Mechanism for performance of energetically modified cement versus corresponding blended cement

• Published in: Cement and concrete research Vol. 35; no. 2; pp. 315 - 323
• Main Authors: Justnes, Harald, Elfgren, Lennart, Ronin, Vladimir
• Format: Journal Article
• Language: English
• Published: New York, NY Elsevier Ltd 01.02.2005; Elsevier Science
• Subjects: Applied sciences; Blended cements; Buildings. Public works; Cement concrete constituents; Cements; Concretes. Mortars. Grouts; Exact sciences and technology; Fly ash; General (composition, classification, performance, standards, patents, etc.); Grinding; Konstruktionsteknik; Materials; Microstructure; Properties and test methods; Properties of anhydrous and hydrated cement, test methods; Quartz; Structural Engineering; Blended cements; Fly ash; Microstructure; Quartz; Grinding; Performance evaluation; Scanning electron microscopy; Mortar; Thermogravimetry; Compressive strength; Experimental study; Mixture; Characterization; Particle size distribution; Cement paste; Cement
• ISSN: 0008-8846; 1873-3948; 1873-3948
• DOI: 10.1016/j.cemconres.2004.05.022

The microstructure of cement paste of 50/50 mixes of cement/quartz and cement/fly ash, both ground in a special mill [energetically modified cement (EMC) process] and simply blended, have been studied under sealed curing conditions.

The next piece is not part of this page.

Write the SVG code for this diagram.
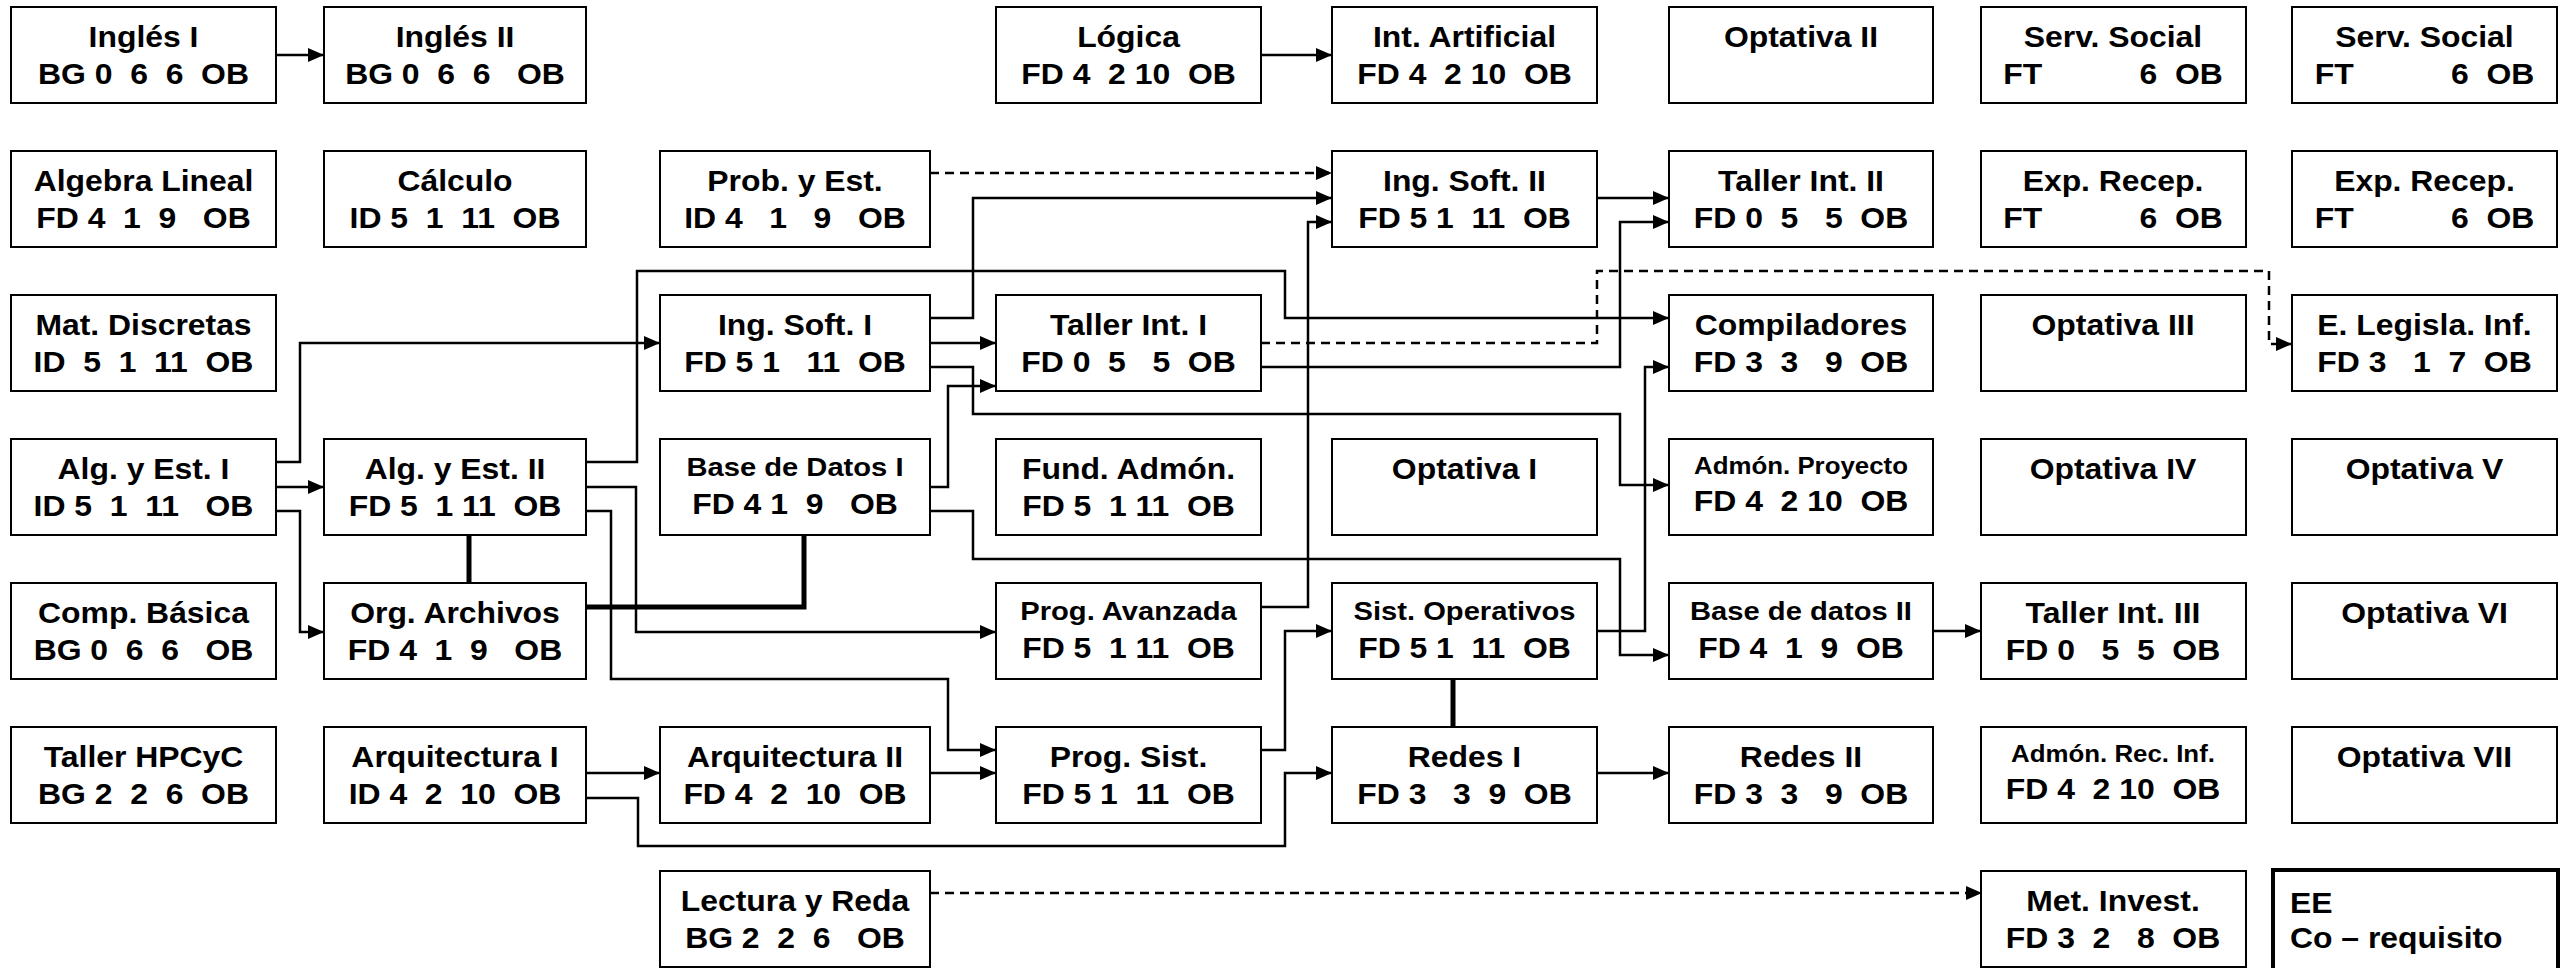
<svg xmlns="http://www.w3.org/2000/svg" width="2569" height="968" viewBox="0 0 2569 968">
<style>
.b{fill:#fff;stroke:#000;stroke-width:2}
.t{font-family:"Liberation Sans",Arial,sans-serif;font-weight:bold;font-size:29px;text-anchor:middle;white-space:pre;fill:#000}
.s{font-size:26.5px}
.xs{font-size:23.5px}
.l{text-anchor:start}
.c{fill:none;stroke:#000;stroke-width:2.5}
.d{stroke-dasharray:9 6}
.k{stroke-width:5}
</style>
<defs>
<marker id="ah" viewBox="0 0 16 14" refX="16" refY="7" markerWidth="16" markerHeight="14" markerUnits="userSpaceOnUse" orient="auto">
<path d="M0,0 L16,7 L0,14 z" fill="#000"/>
</marker>
</defs>
<rect width="2569" height="968" fill="#fff"/>
<g id="connectors">
<g marker-end="url(#ah)">
<path class="c" d="M276,55 H324"/>
<path class="c" d="M1261,55 H1332"/>
<path class="c" d="M930,318 H973 V198 H1332"/>
<path class="c" d="M1261,607 H1308 V222 H1332"/>
<path class="c" d="M1597,198 H1669"/>
<path class="c" d="M1261,367 H1620 V222 H1669"/>
<path class="c" d="M276,462 H300 V343 H660"/>
<path class="c" d="M276,487 H324"/>
<path class="c" d="M276,511 H300 V632 H324"/>
<path class="c" d="M586,462 H637 V271 H1285 V318 H1669"/>
<path class="c" d="M586,487 H636 V632 H996"/>
<path class="c" d="M586,511 H611 V679 H948 V750 H996"/>
<path class="c" d="M930,343 H996"/>
<path class="c" d="M930,487 H948 V386 H996"/>
<path class="c" d="M930,367 H973 V414 H1620 V485 H1669"/>
<path class="c" d="M930,511 H973 V559 H1620 V655 H1669"/>
<path class="c" d="M1597,631 H1645 V367 H1669"/>
<path class="c" d="M1261,750 H1285 V631 H1332"/>
<path class="c" d="M1597,773 H1669"/>
<path class="c" d="M586,798 H638 V846 H1285 V773 H1332"/>
<path class="c" d="M586,773 H660"/>
<path class="c" d="M930,773 H996"/>
<path class="c" d="M1933,631 H1981"/>
<path class="c d" d="M930,173 H1332"/>
<path class="c d" d="M1261,343 H1597 V271 H2269 V344 H2292"/>
<path class="c d" d="M930,893 H1982"/>
</g>
<path class="c k" d="M469,535 V583"/>
<path class="c k" d="M586,607 H804 V535"/>
<path class="c k" d="M1453,679 V727"/>
</g>

<g id="ingles1"><rect class="b" x="11" y="7" width="265" height="96"/><text class="t" transform="translate(143.5 47) scale(1.1 1)">Inglés I</text><text class="t" transform="translate(143.5 84) scale(1.1 1)">BG 0  6  6  OB</text></g>
<g id="ingles2"><rect class="b" x="324" y="7" width="262" height="96"/><text class="t" transform="translate(455 47) scale(1.1 1)">Inglés II</text><text class="t" transform="translate(455 84) scale(1.1 1)">BG 0  6  6   OB</text></g>
<g id="logica"><rect class="b" x="996" y="7" width="265" height="96"/><text class="t" transform="translate(1128.5 47) scale(1.1 1)">Lógica</text><text class="t" transform="translate(1128.5 84) scale(1.1 1)">FD 4  2 10  OB</text></g>
<g id="intart"><rect class="b" x="1332" y="7" width="265" height="96"/><text class="t" transform="translate(1464.5 47) scale(1.1 1)">Int. Artificial</text><text class="t" transform="translate(1464.5 84) scale(1.1 1)">FD 4  2 10  OB</text></g>
<g id="opt2"><rect class="b" x="1669" y="7" width="264" height="96"/><text class="t" transform="translate(1801 47) scale(1.1 1)">Optativa II</text></g>
<g id="serv1"><rect class="b" x="1981" y="7" width="265" height="96"/><text class="t" transform="translate(2113 47) scale(1.1 1)">Serv. Social</text><text class="t" transform="translate(2113 84) scale(1.1 1)">FT           6  OB</text></g>
<g id="serv2"><rect class="b" x="2292" y="7" width="265" height="96"/><text class="t" transform="translate(2424.5 47) scale(1.1 1)">Serv. Social</text><text class="t" transform="translate(2424.5 84) scale(1.1 1)">FT           6  OB</text></g>

<g id="algebra"><rect class="b" x="11" y="151" width="265" height="96"/><text class="t" transform="translate(143.5 191) scale(1.1 1)">Algebra Lineal</text><text class="t" transform="translate(143.5 228) scale(1.1 1)">FD 4  1  9   OB</text></g>
<g id="calculo"><rect class="b" x="324" y="151" width="262" height="96"/><text class="t" transform="translate(455 191) scale(1.1 1)">Cálculo</text><text class="t" transform="translate(455 228) scale(1.1 1)">ID 5  1  11  OB</text></g>
<g id="probest"><rect class="b" x="660" y="151" width="270" height="96"/><text class="t" transform="translate(795 191) scale(1.1 1)">Prob. y Est.</text><text class="t" transform="translate(795 228) scale(1.1 1)">ID 4   1   9   OB</text></g>
<g id="ingsoft2"><rect class="b" x="1332" y="151" width="265" height="96"/><text class="t" transform="translate(1464.5 191) scale(1.1 1)">Ing. Soft. II</text><text class="t" transform="translate(1464.5 228) scale(1.1 1)">FD 5 1  11  OB</text></g>
<g id="tallerint2"><rect class="b" x="1669" y="151" width="264" height="96"/><text class="t" transform="translate(1801 191) scale(1.1 1)">Taller Int. II</text><text class="t" transform="translate(1801 228) scale(1.1 1)">FD 0  5   5  OB</text></g>
<g id="exp1"><rect class="b" x="1981" y="151" width="265" height="96"/><text class="t" transform="translate(2113 191) scale(1.1 1)">Exp. Recep.</text><text class="t" transform="translate(2113 228) scale(1.1 1)">FT           6  OB</text></g>
<g id="exp2"><rect class="b" x="2292" y="151" width="265" height="96"/><text class="t" transform="translate(2424.5 191) scale(1.1 1)">Exp. Recep.</text><text class="t" transform="translate(2424.5 228) scale(1.1 1)">FT           6  OB</text></g>

<g id="matdisc"><rect class="b" x="11" y="295" width="265" height="96"/><text class="t" transform="translate(143.5 335) scale(1.1 1)">Mat. Discretas</text><text class="t" transform="translate(143.5 372) scale(1.1 1)">ID  5  1  11  OB</text></g>
<g id="ingsoft1"><rect class="b" x="660" y="295" width="270" height="96"/><text class="t" transform="translate(795 335) scale(1.1 1)">Ing. Soft. I</text><text class="t" transform="translate(795 372) scale(1.1 1)">FD 5 1   11  OB</text></g>
<g id="tallerint1"><rect class="b" x="996" y="295" width="265" height="96"/><text class="t" transform="translate(1128.5 335) scale(1.1 1)">Taller Int. I</text><text class="t" transform="translate(1128.5 372) scale(1.1 1)">FD 0  5   5  OB</text></g>
<g id="compiladores"><rect class="b" x="1669" y="295" width="264" height="96"/><text class="t" transform="translate(1801 335) scale(1.1 1)">Compiladores</text><text class="t" transform="translate(1801 372) scale(1.1 1)">FD 3  3   9  OB</text></g>
<g id="opt3"><rect class="b" x="1981" y="295" width="265" height="96"/><text class="t" transform="translate(2113 335) scale(1.1 1)">Optativa III</text></g>
<g id="legisla"><rect class="b" x="2292" y="295" width="265" height="96"/><text class="t" transform="translate(2424.5 335) scale(1.1 1)">E. Legisla. Inf.</text><text class="t" transform="translate(2424.5 372) scale(1.1 1)">FD 3   1  7  OB</text></g>

<g id="algest1"><rect class="b" x="11" y="439" width="265" height="96"/><text class="t" transform="translate(143.5 479) scale(1.1 1)">Alg. y Est. I</text><text class="t" transform="translate(143.5 516) scale(1.1 1)">ID 5  1  11   OB</text></g>
<g id="algest2"><rect class="b" x="324" y="439" width="262" height="96"/><text class="t" transform="translate(455 479) scale(1.1 1)">Alg. y Est. II</text><text class="t" transform="translate(455 516) scale(1.1 1)">FD 5  1 11  OB</text></g>
<g id="bd1"><rect class="b" x="660" y="439" width="270" height="96"/><text class="t s" transform="translate(795 476) scale(1.1 1)">Base de Datos I</text><text class="t" transform="translate(795 514) scale(1.1 1)">FD 4 1  9   OB</text></g>
<g id="fundadmon"><rect class="b" x="996" y="439" width="265" height="96"/><text class="t" transform="translate(1128.5 479) scale(1.1 1)">Fund. Admón.</text><text class="t" transform="translate(1128.5 516) scale(1.1 1)">FD 5  1 11  OB</text></g>
<g id="opt1"><rect class="b" x="1332" y="439" width="265" height="96"/><text class="t" transform="translate(1464.5 479) scale(1.1 1)">Optativa I</text></g>
<g id="admonproy"><rect class="b" x="1669" y="439" width="264" height="96"/><text class="t xs" transform="translate(1801 474) scale(1.1 1)">Admón. Proyecto</text><text class="t" transform="translate(1801 511) scale(1.1 1)">FD 4  2 10  OB</text></g>
<g id="opt4"><rect class="b" x="1981" y="439" width="265" height="96"/><text class="t" transform="translate(2113 479) scale(1.1 1)">Optativa IV</text></g>
<g id="opt5"><rect class="b" x="2292" y="439" width="265" height="96"/><text class="t" transform="translate(2424.5 479) scale(1.1 1)">Optativa V</text></g>

<g id="compbasica"><rect class="b" x="11" y="583" width="265" height="96"/><text class="t" transform="translate(143.5 623) scale(1.1 1)">Comp. Básica</text><text class="t" transform="translate(143.5 660) scale(1.1 1)">BG 0  6  6   OB</text></g>
<g id="orgarch"><rect class="b" x="324" y="583" width="262" height="96"/><text class="t" transform="translate(455 623) scale(1.1 1)">Org. Archivos</text><text class="t" transform="translate(455 660) scale(1.1 1)">FD 4  1  9   OB</text></g>
<g id="progav"><rect class="b" x="996" y="583" width="265" height="96"/><text class="t s" transform="translate(1128.5 620) scale(1.1 1)">Prog. Avanzada</text><text class="t" transform="translate(1128.5 658) scale(1.1 1)">FD 5  1 11  OB</text></g>
<g id="sistop"><rect class="b" x="1332" y="583" width="265" height="96"/><text class="t s" transform="translate(1464.5 620) scale(1.1 1)">Sist. Operativos</text><text class="t" transform="translate(1464.5 658) scale(1.1 1)">FD 5 1  11  OB</text></g>
<g id="bd2"><rect class="b" x="1669" y="583" width="264" height="96"/><text class="t s" transform="translate(1801 620) scale(1.1 1)">Base de datos II</text><text class="t" transform="translate(1801 658) scale(1.1 1)">FD 4  1  9  OB</text></g>
<g id="tallerint3"><rect class="b" x="1981" y="583" width="265" height="96"/><text class="t" transform="translate(2113 623) scale(1.1 1)">Taller Int. III</text><text class="t" transform="translate(2113 660) scale(1.1 1)">FD 0   5  5  OB</text></g>
<g id="opt6"><rect class="b" x="2292" y="583" width="265" height="96"/><text class="t" transform="translate(2424.5 623) scale(1.1 1)">Optativa VI</text></g>

<g id="tallerhp"><rect class="b" x="11" y="727" width="265" height="96"/><text class="t" transform="translate(143.5 767) scale(1.1 1)">Taller HPCyC</text><text class="t" transform="translate(143.5 804) scale(1.1 1)">BG 2  2  6  OB</text></g>
<g id="arq1"><rect class="b" x="324" y="727" width="262" height="96"/><text class="t" transform="translate(455 767) scale(1.1 1)">Arquitectura I</text><text class="t" transform="translate(455 804) scale(1.1 1)">ID 4  2  10  OB</text></g>
<g id="arq2"><rect class="b" x="660" y="727" width="270" height="96"/><text class="t" transform="translate(795 767) scale(1.1 1)">Arquitectura II</text><text class="t" transform="translate(795 804) scale(1.1 1)">FD 4  2  10  OB</text></g>
<g id="progsist"><rect class="b" x="996" y="727" width="265" height="96"/><text class="t" transform="translate(1128.5 767) scale(1.1 1)">Prog. Sist.</text><text class="t" transform="translate(1128.5 804) scale(1.1 1)">FD 5 1  11  OB</text></g>
<g id="redes1"><rect class="b" x="1332" y="727" width="265" height="96"/><text class="t" transform="translate(1464.5 767) scale(1.1 1)">Redes I</text><text class="t" transform="translate(1464.5 804) scale(1.1 1)">FD 3   3  9  OB</text></g>
<g id="redes2"><rect class="b" x="1669" y="727" width="264" height="96"/><text class="t" transform="translate(1801 767) scale(1.1 1)">Redes II</text><text class="t" transform="translate(1801 804) scale(1.1 1)">FD 3  3   9  OB</text></g>
<g id="admonrec"><rect class="b" x="1981" y="727" width="265" height="96"/><text class="t xs" transform="translate(2113 762) scale(1.1 1)">Admón. Rec. Inf.</text><text class="t" transform="translate(2113 799) scale(1.1 1)">FD 4  2 10  OB</text></g>
<g id="opt7"><rect class="b" x="2292" y="727" width="265" height="96"/><text class="t" transform="translate(2424.5 767) scale(1.1 1)">Optativa VII</text></g>

<g id="lectura"><rect class="b" x="660" y="871" width="270" height="96"/><text class="t" transform="translate(795 911) scale(1.1 1)">Lectura y Reda</text><text class="t" transform="translate(795 948) scale(1.1 1)">BG 2  2  6   OB</text></g>
<g id="metinv"><rect class="b" x="1981" y="871" width="265" height="96"/><text class="t" transform="translate(2113 911) scale(1.1 1)">Met. Invest.</text><text class="t" transform="translate(2113 948) scale(1.1 1)">FD 3  2   8  OB</text></g>
<g id="legend"><rect x="2273" y="870" width="285" height="110" fill="#fff" stroke="#000" stroke-width="4"/><text class="t l" transform="translate(2290 913) scale(1.1 1)">EE</text><text class="t l" transform="translate(2290 948) scale(1.1 1)">Co – requisito</text></g>
</svg>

The grinding process reduced the size of both cement grains and quartz/fly ash markedly and created flaky agglomerates of high inner surface for the finer particles. EMCs had much higher degree of hydration at 1 day, but similar as blends at 28 days. The pores were much finer for EMC paste due to smaller particles as also reflected in the strength. The morphology of calcium hydroxide in EMC paste appeared more mass like. Pozzolanic reaction was insignificant for quartz in EMC, but increased for fly ash. Thus, improved performance of EMC versus OPC can be explained by increased early hydration and extensive pore size refinement of the hardened binder resulting in reduced permeability and diffusivity for concrete.